2008 – Certificate: 12 – USA
Rating Details: Moderate sex references and infrequent muffled strong language
Today is a special day. From the mid-late 80s until the mid-late 90s, I didn’t really go to see many gigs; in fact off the top of my head I can only remember one. Then I went to see China Drum at ULU (University of London Union) and everything changed. It was the band that singlehandedly reintroduced me to live music. Then after three albums, China Drum split up and the world became a slightly more crappy place. It’s been at the top of my “wish they would reform” list for years. Now, twelve years on, China Drum is playing a gig in February in London. To say I’m a bit excited is like suggesting the sun is a bit warm. This movie is about something a little similar.

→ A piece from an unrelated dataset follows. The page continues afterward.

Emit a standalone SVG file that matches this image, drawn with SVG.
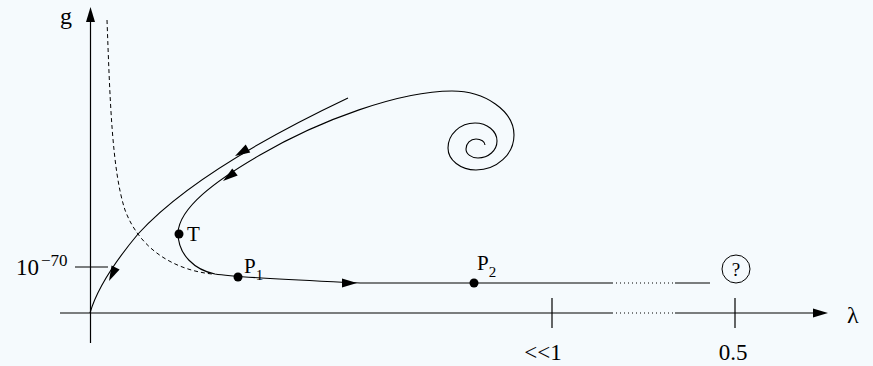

I’m a bit of a sucker for films about music and bands and I really like Rainn Wilson, so it’s probably no surprise that I enjoyed this one. There’s nothing especially groundbreaking about it, but it’s fun and at times really very funny; it has some great lines in it. It just about manages to stay on the right side of becoming a parody à la “Spinal Tap” and Fish remains a likable character. It seems to get compared to “School of Rock” a lot, but I think this is the better of the two films as it feels (okay slightly) more grounded. It has a number of clever little references in it to other films and ‘pop culture’ and there’s even a small cameo from Peter Best, The Beatles’ original drummer. The DVD has loads of extras too. Highly recommended.
Recommended for people who used to be into music and then ‘grew out of it’, but secretly wishes they hadn’t.
No cats, chainsaws or decapitations.
Top badass moment? The ending is terribly clichéd, but who doesn’t want to get one over on someone who got one over on them years ago? There’s nothing like holding a lifelong grudge; even I have one or two. It’s not the most grown-up way to get rid of the latter, but beating a long-standing nemesis is most certainly badass. Rock on!